A dos años del terremoto la desorganización institucional y social continúa vigente. El Presidente de la República y su ministro de vivienda acusan a las autoridades locales y regionales de ineptitud, y estas últimas hacen lo mismo contra las primeras. La población damnificada se ha resignado a la ineficiente gestión de sus autoridades con poca esperanza de una mejoría colectiva, olvidando que el poder político y los recursos del Estado son al final también de ellos. Ciudades como Pisco carecen aún de un catastro urbano, a pesar de su urgente necesidad tras el terremoto, y están limitados por un alto porcentaje de viviendas sin saneamiento legal o bajo poseedores que no son propietarios, los que impedirían el diseño y ejecución de eficientes y eficaces obras de reconstrucción.

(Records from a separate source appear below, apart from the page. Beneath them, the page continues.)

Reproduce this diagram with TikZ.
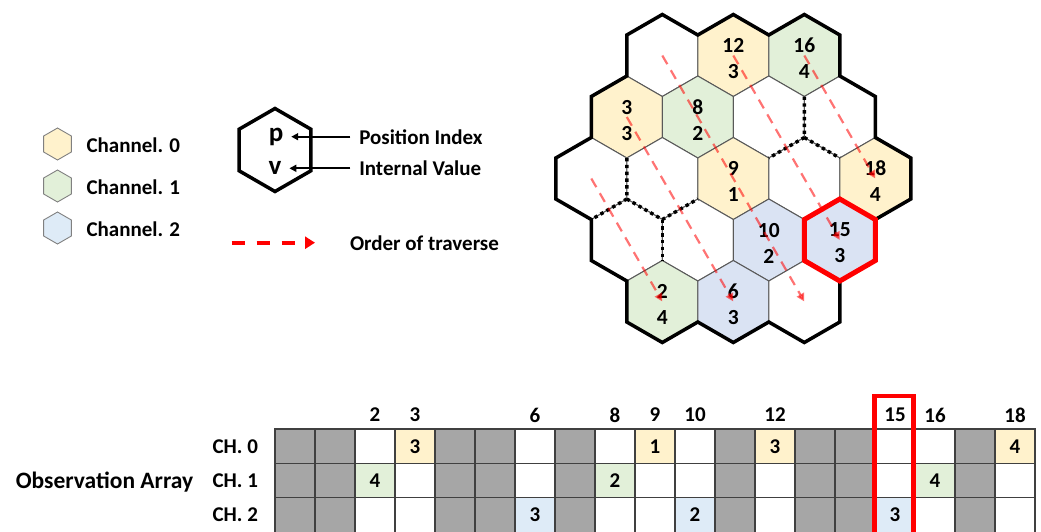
\documentclass[tikz,border=0pt]{standalone}
\usepackage{fontspec}
\setmainfont{Carlito}
\usetikzlibrary{shapes.geometric,arrows.meta,calc}

\definecolor{chA}{HTML}{FFF2CC}
\definecolor{chB}{HTML}{E2F0D9}
\definecolor{chC}{HTML}{DAE3F3}
\definecolor{arr0}{HTML}{FFF2CC}
\definecolor{arr1}{HTML}{E2F0D9}
\definecolor{arr2}{HTML}{DEEBF7}
\definecolor{cellgray}{HTML}{A6A6A6}
\definecolor{edgegray}{HTML}{595959}
\definecolor{gridline}{HTML}{404040}

\begin{document}
\begin{tikzpicture}[x=1pt,y=-1pt,
  every node/.style={inner sep=0pt,outer sep=0pt,text depth=0pt,
    font=\bfseries\fontsize{21}{26}\selectfont},
  hexcell/.style={regular polygon,regular polygon sides=6,shape border rotate=30,
    minimum size=82pt,draw=edgegray,line width=1pt},
  hexnum/.style={align=center,font=\bfseries\fontsize{21.5}{26}\selectfont},
  rim/.style={line width=3.5pt,line join=miter},
  emptyedge/.style={line width=3.4pt,dash pattern=on 3.4pt off 3.4pt},
  ring/.style={red,line width=5pt,line join=miter},
  trav/.style={red,opacity=0.55,line width=2.2pt,dash pattern=on 10pt off 7pt,
    -{Triangle[length=8pt,width=8pt]}},
  leghex/.style={regular polygon,regular polygon sides=6,shape border rotate=30,
    minimum size=32pt,draw=gray,line width=0.9pt},
  keyhex/.style={regular polygon,regular polygon sides=6,shape border rotate=30,
    minimum size=83pt,draw=black,line width=3.5pt},
  keyletter/.style={font=\bfseries\fontsize{27}{30}\selectfont},
  keyarrow/.style={black,line width=2pt,-{Triangle[length=7pt,width=7pt]}},
  legarrow/.style={red,line width=4pt,dash pattern=on 13.3pt off 11.7pt,
    -{Triangle[length=10pt,width=12pt]}},
  acell/.style={rectangle,minimum width=40pt,minimum height=34.4pt,
    draw=gridline,line width=1.1pt},
  hlbox/.style={red,line width=4.5pt},
]
\useasboundingbox (0,0) rectangle (1041,531);

% ---------- hexagonal board: 19 cells, indexed along the down-right diagonals
\foreach \i/\px/\py/\f in {
    7/662.3/55.5/white, 12/733.3/55.5/chA, 16/804.3/55.5/chB,
    3/626.8/117/chA, 8/697.8/117/chB, 13/768.8/117/white, 17/839.8/117/white,
    0/591.3/178.5/white, 4/662.3/178.5/white, 9/733.3/178.5/chA,
    14/804.3/178.5/white, 18/875.3/178.5/chA,
    1/626.8/240/white, 5/697.8/240/white, 10/768.8/240/chC, 15/839.8/240/chC,
    2/662.3/301.5/chB, 6/733.3/301.5/chC, 11/804.3/301.5/white}
  \node[hexcell,fill=\f] (p\i) at (\px,\py) {};

% corner points of every cell
\foreach \i in {0,...,18}{
  \coordinate (p\i-T)  at ($(p\i.center)+(0,-41)$);
  \coordinate (p\i-UR) at ($(p\i.center)+(35.5,-20.5)$);
  \coordinate (p\i-LR) at ($(p\i.center)+(35.5,20.5)$);
  \coordinate (p\i-B)  at ($(p\i.center)+(0,41)$);
  \coordinate (p\i-LL) at ($(p\i.center)+(-35.5,20.5)$);
  \coordinate (p\i-UL) at ($(p\i.center)+(-35.5,-20.5)$);
}

% position index over internal value
\foreach \i/\v in {12/3,16/4,3/3,8/2,9/1,18/4,10/2,15/3,2/4,6/3}
  \node[hexnum] (t\i) at ($(p\i.center)+(0,3)$) {\i\\\v};

% borders shared by two empty cells
\draw[emptyedge] (p13-UR) -- (p13-LR) -- (p13-B);
\draw[emptyedge] (p17-LL) -- (p17-B);
\draw[emptyedge] (p0-UR) -- (p0-LR) -- (p0-B);
\draw[emptyedge] (p4-LL) -- (p4-B) -- (p4-LR);
\draw[emptyedge] (p1-UR) -- (p1-LR);

% outer rim of the board
\draw[rim] (p7-UL) -- (p7-T) -- (p7-UR) -- (p12-T) -- (p12-UR) -- (p16-T)
  -- (p16-UR) -- (p16-LR) -- (p17-UR) -- (p17-LR) -- (p18-UR) -- (p18-LR)
  -- (p18-B) -- (p15-LR) -- (p15-B) -- (p11-LR) -- (p11-B) -- (p11-LL)
  -- (p6-B) -- (p6-LL) -- (p2-B) -- (p2-LL) -- (p2-UL) -- (p1-LL) -- (p1-UL)
  -- (p0-LL) -- (p0-UL) -- (p0-T) -- (p3-UL) -- (p3-T) -- (p7-LL) -- cycle;

% highlighted cell
\draw[ring] (p15-T) -- (p15-UR) -- (p15-LR) -- (p15-B) -- (p15-LL) -- (p15-UL) -- cycle;

% traversal order along the diagonals
\draw[trav] (p0.center) -- (p2.center);
\draw[trav] (p3.center) -- (p6.center);
\draw[trav] (p7.center) -- (p11.center);
\draw[trav] (p12.center) -- (p15.center);
\draw[trav] (p16.center) -- (p18.center);

% ---------- legend
\node[leghex,fill=chA]  (lg0) at (57.5,144) {};
\node[leghex,fill=chB]  (lg1) at (57.5,186) {};
\node[leghex,fill=arr2] (lg2) at (57.5,228) {};
\node[anchor=west] (lt0) at (86.5,145) {Channel. 0};
\node[anchor=west] (lt1) at (86.5,187) {Channel. 1};
\node[anchor=west] (lt2) at (86.5,229) {Channel. 2};

\node[keyhex] (key) at (275,150) {};
\node[keyletter] (kp) at (276,134.5) {p};
\node[keyletter] (kv) at (275,168.3) {v};
\node[anchor=west] (lpi) at (359.3,136.7) {Position Index};
\node[anchor=west] (liv) at (359.3,168.3) {Internal Value};
\draw[keyarrow,shorten <=9pt,shorten >=8pt] (lpi.west) -- (lpi.west -| kp.east);
\draw[keyarrow,shorten <=9pt,shorten >=8pt] (liv.west) -- (liv.west -| kv.east);

\coordinate (ot0) at (231.7,242.7);
\coordinate (ot1) at (315,242.7);
\draw[legarrow] (ot0) -- (ot1);
\node[anchor=west] (lot) at (350,242.7) {Order of traverse};

% ---------- observation array (one column per position, one row per channel)
\foreach \c/\g/\rr/\v in {0/1/9/0, 1/1/9/0, 2/0/1/4, 3/0/0/3, 4/1/9/0,
    5/1/9/0, 6/0/2/3, 7/1/9/0, 8/0/1/2, 9/0/0/1, 10/0/2/2, 11/1/9/0,
    12/0/0/3, 13/1/9/0, 14/1/9/0, 15/0/2/3, 16/0/1/4, 17/1/9/0, 18/0/0/4}{
  \foreach \r in {0,1,2}{
    \ifnum\g=1\relax \def\cf{cellgray}\def\ct{}%
    \else\ifnum\r=\rr\relax \edef\cf{arr\r}\edef\ct{\v}%
    \else \def\cf{white}\def\ct{}\fi\fi
    \node[acell,fill=\cf] (a\r-\c) at ({295+40*\c},{446.2+34.4*\r}) {\ct};
  }
}
\foreach \c in {2,3,6,8,9,10,12,15,16,18}
  \node (n\c) at ({295+40*\c},415) {\c};
\foreach \r in {0,1,2}
  \node[anchor=east] (chl\r) at ($(a\r-0.west)+(-17,0)$) {CH. \r};
\node[font=\bfseries\fontsize{23.5}{28}\selectfont] (obs) at (104.5,480.5) {Observation Array};

\coordinate (hlA) at (874.5,396);
\coordinate (hlB) at (913.5,545);
\draw[hlbox] (hlA) rectangle (hlB);
\end{tikzpicture}
\end{document}
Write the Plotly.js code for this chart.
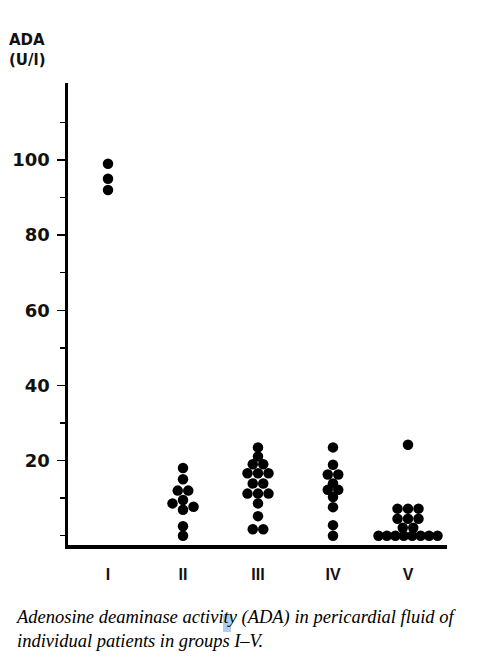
<!DOCTYPE html>
<html>
<head>
<meta charset="utf-8">
<script src="https://cdn.plot.ly/plotly-3.0.1.min.js"></script>
<style>html,body{margin:0;padding:0;background:#fff;}#chart{width:483px;height:663px;}</style>
</head>
<body>
<div id="chart"></div>
<script>
// ---- data ----
const groups = ['I', 'II', 'III', 'IV', 'V'];
const adaI = [99, 95, 92];
const adaII = [18, 15, 12, 12, 9.5, 8.6, 7.7, 6.9, 2.5, 0];
const adaIII = [23.5, 21.1, 19, 19, 16.6, 16.6, 16.6, 13.9, 13.9, 11.2, 11.2, 11.2, 8.6, 5.2, 1.7, 1.7];
const adaIV = [23.5, 18.9, 16.3, 16.3, 13.9, 12.2, 12.2, 10.3, 7.6, 2.8, 0];
const adaV = [24.2, 7.2, 7.2, 7.2, 4.5, 4.5, 4.5, 2.1, 2.1, 0, 0, 0, 0, 0, 0, 0, 0];
const yTickVals = [20, 40, 60, 80, 100];
const yTickText = ['20', '40', '60', '80', '100'];
const yMinorVals = [0, 10, 30, 50, 70, 90, 110];
const yTitle = 'ADA<br>(U/l)';
const caption = 'Adenosine deaminase activity (ADA) in pericardial fluid of<br>individual patients in groups I\u2013V.';

// ---- layout geometry ----
const W = 483, H = 663;
const M = {l: 68, r: 36, t: 83, b: 118};
const plotW = W - M.l - M.r, plotH = H - M.t - M.b;
const xRange = [0.4667, 0.4667 + plotW / 75];
const yRange = [-2.48, 120.5];
const pxPerX = plotW / (xRange[1] - xRange[0]);
const pxPerY = plotH / (yRange[1] - yRange[0]);
const DOT = 10.5;

// simple row-based dot-plot layout: equal values share a centred row,
// rows that collide with already placed dots are shifted sideways
function swarm(vals) {
  const idx = vals.map((v, i) => i).sort((a, b) => vals[b] - vals[a]);
  const rows = [];
  idx.forEach(i => {
    const last = rows[rows.length - 1];
    if (last && Math.abs(vals[last[0]] - vals[i]) < 0.25) last.push(i);
    else rows.push([i]);
  });
  const placed = [];
  const off = new Array(vals.length).fill(0);
  const shifts = [0, -DOT, DOT, -2 * DOT, 2 * DOT];
  rows.forEach(r => {
    const n = r.length;
    const s = n > 1 ? Math.min(DOT, 59 / (n - 1)) : 0;
    const base = r.map((_, k) => (k - (n - 1) / 2) * s);
    for (const sh of shifts) {
      const ok = r.every((i, k) => placed.every(p => {
        const dx = base[k] + sh - p.x, dy = (vals[i] - p.v) * pxPerY;
        return Math.hypot(dx, dy) >= 0.7 * DOT;
      }));
      if (ok || sh === shifts[shifts.length - 1]) {
        r.forEach((i, k) => { off[i] = base[k] + sh; placed.push({x: base[k] + sh, v: vals[i]}); });
        break;
      }
    }
  });
  return off.map(o => o / pxPerX);
}

const series = [adaI, adaII, adaIII, adaIV, adaV];
const traces = series.map((vals, g) => {
  const offs = swarm(vals);
  return {
    type: 'scatter', mode: 'markers',
    x: vals.map((v, i) => g + 1 + offs[i]),
    y: vals,
    marker: {size: DOT, color: '#000', line: {width: 0}},
    hoverinfo: 'skip', showlegend: false
  };
});

const pxX = px => (px - M.l) / plotW;
const pxY = py => (H - M.b - py) / plotH;

const layout = {
  width: W, height: H,
  margin: M,
  paper_bgcolor: '#fff', plot_bgcolor: '#fff',
  showlegend: false,
  xaxis: {
    range: xRange, showgrid: false, zeroline: false,
    showline: true, linecolor: '#000', linewidth: 4,
    tickmode: 'array', tickvals: groups.map((g, i) => i + 1), ticktext: groups,
    ticks: '', ticklabelstandoff: 12,
    tickfont: {family: 'Liberation Sans, Arial, sans-serif', size: 16, weight: 'bold', color: '#111'},
    fixedrange: true
  },
  yaxis: {
    range: yRange, showgrid: false, zeroline: false,
    showline: true, linecolor: '#000', linewidth: 3.5,
    tickmode: 'array', tickvals: yTickVals, ticktext: yTickText,
    ticks: 'outside', ticklen: 8, tickwidth: 1.5, tickcolor: '#000',
    ticklabelstandoff: 3,
    tickfont: {family: 'DejaVu Sans, sans-serif', size: 18, weight: 'bold', color: '#111'},
    minor: {tickmode: 'array', tickvals: yMinorVals, ticks: 'outside', ticklen: 5, tickwidth: 1.5, tickcolor: '#000', showgrid: false},
    fixedrange: true
  },
  annotations: [
    {text: yTitle, xref: 'paper', yref: 'paper', x: pxX(7), y: pxY(29), xanchor: 'left', yanchor: 'top',
     align: 'left', showarrow: false,
     font: {family: 'DejaVu Sans, sans-serif', size: 15, weight: 'bold', color: '#111'}},
    {text: caption, xref: 'paper', yref: 'paper', x: pxX(13), y: pxY(605), xanchor: 'left', yanchor: 'top',
     align: 'left', showarrow: false,
     font: {family: 'Liberation Serif, Times New Roman, serif', size: 18.5, style: 'italic', color: '#000'}}
  ],
  shapes: [
    {type: 'rect', xref: 'paper', yref: 'paper', layer: 'below',
     x0: pxX(223), x1: pxX(231), y0: pxY(632), y1: pxY(615),
     fillcolor: 'rgba(110,165,230,0.55)', line: {width: 0}}
  ]
};

Plotly.newPlot('chart', traces, layout, {staticPlot: true, displayModeBar: false});
</script>
</body>
</html>
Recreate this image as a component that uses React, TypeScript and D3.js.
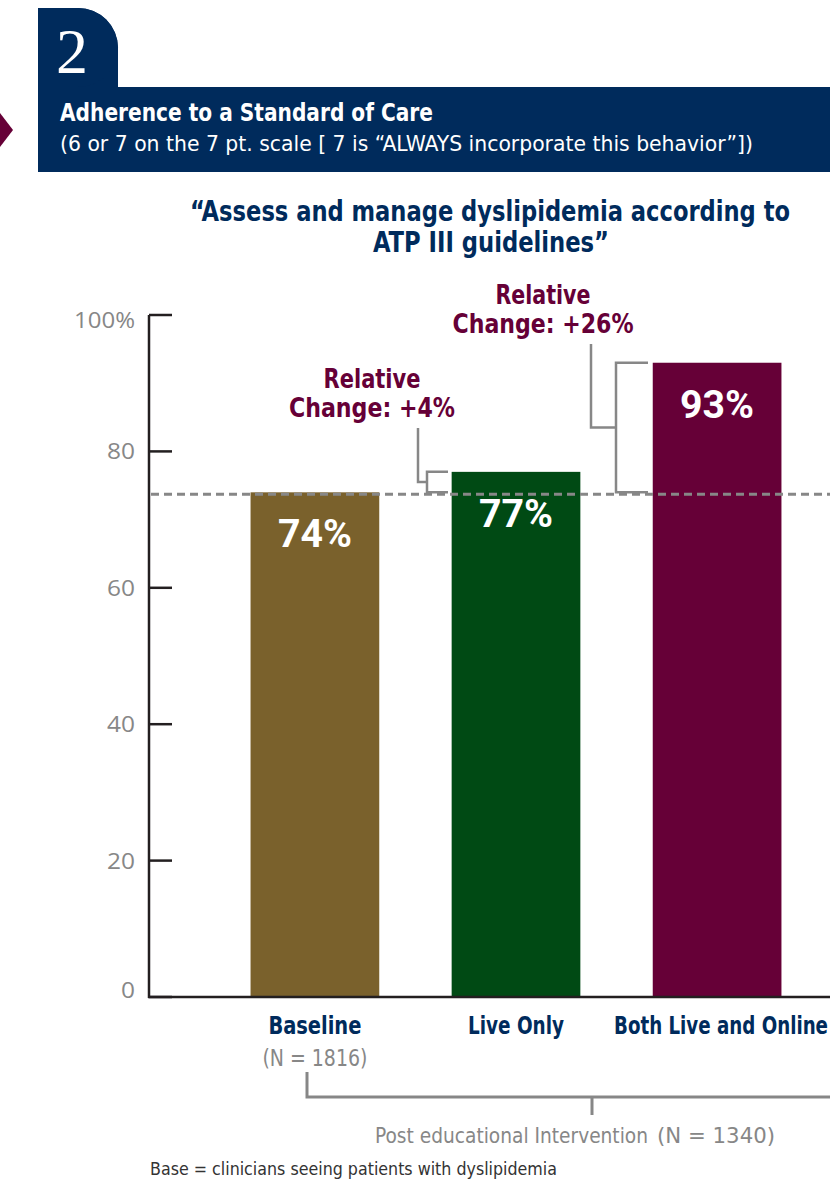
import React from "react";
import * as d3 from "d3";

const categories = ["Baseline", "Live Only", "Both Live and Online"];
const values = [74, 77, 93];
const valueLabels = ["74%", "77%", "93%"];
const barColors = ["#7a612c", "#004a14", "#660037"];
const nLabels = ["(N = 1816)", "", ""];
const yTicks = [0, 20, 40, 60, 80, 100];
const yTickLabels = ["0", "20", "40", "60", "80", "100%"];
const referenceValue = 73.7;
const changes = [
  { from: 74, to: 77, lines: ["Relative", "Change: +4%"] },
  { from: 74, to: 93, lines: ["Relative", "Change: +26%"] },
];

const W = 830;
const H = 1183;
const NAVY = "#002b5c";
const MAROON = "#660037";
const GREY = "#878787";
const COND = "'Liberation Sans Narrow', 'DejaVu Sans Condensed', 'Roboto', sans-serif";
const SANS = "'Open Sans', 'Noto Sans', sans-serif";

export default function App() {
  const y = d3.scaleLinear().domain([0, 100]).range([997, 315]);
  const x = d3
    .scaleBand<string>()
    .domain(categories)
    .range([150, 882])
    .paddingInner(0.36)
    .paddingOuter(0.5);
  const bw = x.bandwidth();
  const cx = (c: string) => (x(c) as number) + bw / 2;

  const ann = [
    { cx: 372, top: 378, lineX: 418, armX: 427, endX: 448 },
    { cx: 543, top: 294, lineX: 591, armX: 616, endX: 648 },
  ];
  const tickOffset = (t: number) => (t === 100 ? 13 : t === 0 ? 1 : 8);

  return (
    <svg
      width={W}
      height={H}
      viewBox={`0 0 ${W} ${H}`}
      style={{ position: "absolute", left: 0, top: 0, background: "#fff" }}
    >
      <rect x={0} y={0} width={W} height={H} fill="#fff" />
      {/* header tab */}
      <path d="M38,8 H78 A40,40 0 0 1 118,48 V87 H38 Z" fill={NAVY} />
      <path d="M78,8 A40,39.5 0 0 1 78,87 Z" fill={NAVY} />
      <text
        x={72}
        y={73}
        textAnchor="middle"
        fill="#fff"
        fontFamily="'Liberation Serif', 'DejaVu Serif', serif"
        fontSize={64}
      >
        2
      </text>
      <rect x={38} y={87} width={W - 38} height={85} fill={NAVY} />
      <path d="M0,113 L13,130 L0,147 Z" fill={MAROON} />
      <text
        x={60}
        y={121}
        fill="#fff"
        fontFamily={COND}
        fontWeight="bold"
        fontSize={24}
        textLength={373}
        lengthAdjust="spacingAndGlyphs"
      >
        Adherence to a Standard of Care
      </text>
      <text
        x={60}
        y={151}
        fill="#fff"
        fontFamily={COND}
        fontSize={22}
        textLength={693}
        lengthAdjust="spacingAndGlyphs"
      >
        (6 or 7 on the 7 pt. scale [ 7 is “ALWAYS incorporate this behavior”])
      </text>

      {/* chart title */}
      <text
        x={490}
        y={221}
        textAnchor="middle"
        fill={NAVY}
        fontFamily={COND}
        fontWeight="bold"
        fontSize={28}
        textLength={600}
        lengthAdjust="spacingAndGlyphs"
      >
        “Assess and manage dyslipidemia according to
      </text>
      <text
        x={491}
        y={252}
        textAnchor="middle"
        fill={NAVY}
        fontFamily={COND}
        fontWeight="bold"
        fontSize={28}
        textLength={236}
        lengthAdjust="spacingAndGlyphs"
      >
        ATP III guidelines”
      </text>

      {/* y axis */}
      <line x1={149} x2={149} y1={y(100)} y2={y(0) + 1} stroke="#231f20" strokeWidth={2.5} />
      {yTicks.map((t, i) => (
        <g key={t}>
          <line x1={149} x2={172} y1={y(t)} y2={y(t)} stroke="#231f20" strokeWidth={2.5} />
          <text
            x={135}
            y={y(t) + tickOffset(t)}
            textAnchor="end"
            fill={GREY}
            fontFamily={SANS}
            fontSize={22}
            textLength={t === 100 ? 61 : t === 0 ? 14 : 28}
            lengthAdjust="spacingAndGlyphs"
          >
            {yTickLabels[i]}
          </text>
        </g>
      ))}

      {/* bars */}
      {categories.map((c, i) => (
        <rect
          key={c}
          x={x(c)}
          y={y(values[i])}
          width={bw}
          height={y(0) - y(values[i])}
          fill={barColors[i]}
        />
      ))}

      {/* reference dashed line */}
      <line
        x1={151}
        x2={W}
        y1={y(referenceValue)}
        y2={y(referenceValue)}
        stroke={GREY}
        strokeWidth={3}
        strokeDasharray="8,5"
      />

      {categories.map((c, i) => (
        <text
          key={c + "lab"}
          x={cx(c)}
          y={y(values[i]) + 55}
          textAnchor="middle"
          fill="#fff"
          fontFamily={"'Roboto', 'Open Sans', sans-serif"}
          fontWeight="bold"
          fontSize={38}
          textLength={74}
          lengthAdjust="spacingAndGlyphs"
        >
          {valueLabels[i]}
        </text>
      ))}

      {/* x axis */}
      <line x1={148} x2={W} y1={y(0)} y2={y(0)} stroke="#231f20" strokeWidth={2.5} />

      {/* annotations */}
      {changes.map((ch, i) => {
        const a = ann[i];
        const y1 = y(ch.to);
        const y0 = y(ch.from);
        const mid = (y1 + y0) / 2;
        return (
          <g key={i}>
            <text
              x={a.cx}
              y={a.top + 10}
              textAnchor="middle"
              fill={MAROON}
              fontFamily={COND}
              fontWeight="bold"
              fontSize={26}
              textLength={i === 0 ? 97 : 95}
              lengthAdjust="spacingAndGlyphs"
            >
              {ch.lines[0]}
            </text>
            <text
              x={a.cx}
              y={a.top + 39}
              textAnchor="middle"
              fill={MAROON}
              fontFamily={COND}
              fontWeight="bold"
              fontSize={26}
              textLength={i === 0 ? 166 : 181}
              lengthAdjust="spacingAndGlyphs"
            >
              {ch.lines[1]}
            </text>
            <path
              d={`M${a.lineX},${a.top + 50} V${mid} H${a.armX} M${a.endX},${y1} H${a.armX} V${y0} H${a.endX}`}
              fill="none"
              stroke={GREY}
              strokeWidth={2.5}
            />
          </g>
        );
      })}

      {/* category labels */}
      {categories.map((c, i) => (
        <g key={c + "x"}>
          <text
            x={i === 2 ? 721 : cx(c)}
            y={1034}
            textAnchor="middle"
            fill={NAVY}
            fontFamily={COND}
            fontWeight="bold"
            fontSize={25}
            textLength={i === 0 ? 93 : i === 1 ? 96 : 214}
            lengthAdjust="spacingAndGlyphs"
          >
            {c}
          </text>
          {nLabels[i] && (
            <text
              x={cx(c)}
              y={1066}
              textAnchor="middle"
              fill={GREY}
              fontFamily={COND}
              fontSize={23}
              textLength={105}
              lengthAdjust="spacingAndGlyphs"
            >
              {nLabels[i]}
            </text>
          )}
        </g>
      ))}

      {/* bottom bracket */}
      <path
        d={`M307,1072 V1097 H${W} M592,1097 V1115`}
        fill="none"
        stroke={GREY}
        strokeWidth={3}
      />
      <text
        x={375}
        y={1143}
        fill={GREY}
        fontFamily={COND}
        fontSize={22}
        textLength={273}
        lengthAdjust="spacingAndGlyphs"
      >
        Post educational Intervention
      </text>
      <text
        x={657}
        y={1143}
        fill={GREY}
        fontFamily={COND}
        fontSize={22}
        textLength={118}
        lengthAdjust="spacingAndGlyphs"
      >
        (N = 1340)
      </text>
      <text
        x={150}
        y={1175}
        fill="#333"
        fontFamily={COND}
        fontSize={18}
        textLength={407}
        lengthAdjust="spacingAndGlyphs"
      >
        Base = clinicians seeing patients with dyslipidemia
      </text>
    </svg>
  );
}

Si la falta de organización institucional y social es el problema principal ¿Por qué no iniciar la resolución de este problema? ¿Por qué no promover la coordinación desinteresada de los diversos gobiernos del Estado y la participación dinámica, en aportes y fiscalización, de parte de la población damnificada? El caso de la Sra. Flor, como el de cientos de otras madres, ancianos y niños damnificados, es emblemático para que autoridades y población organizada trabajen coordinadamente para superarlo. Lo triste y lamentable es creer que tengamos que esperar el desenlace de otro movimiento social como el ocurrido en Bagua dos meses atrás para reflexionar y actuar.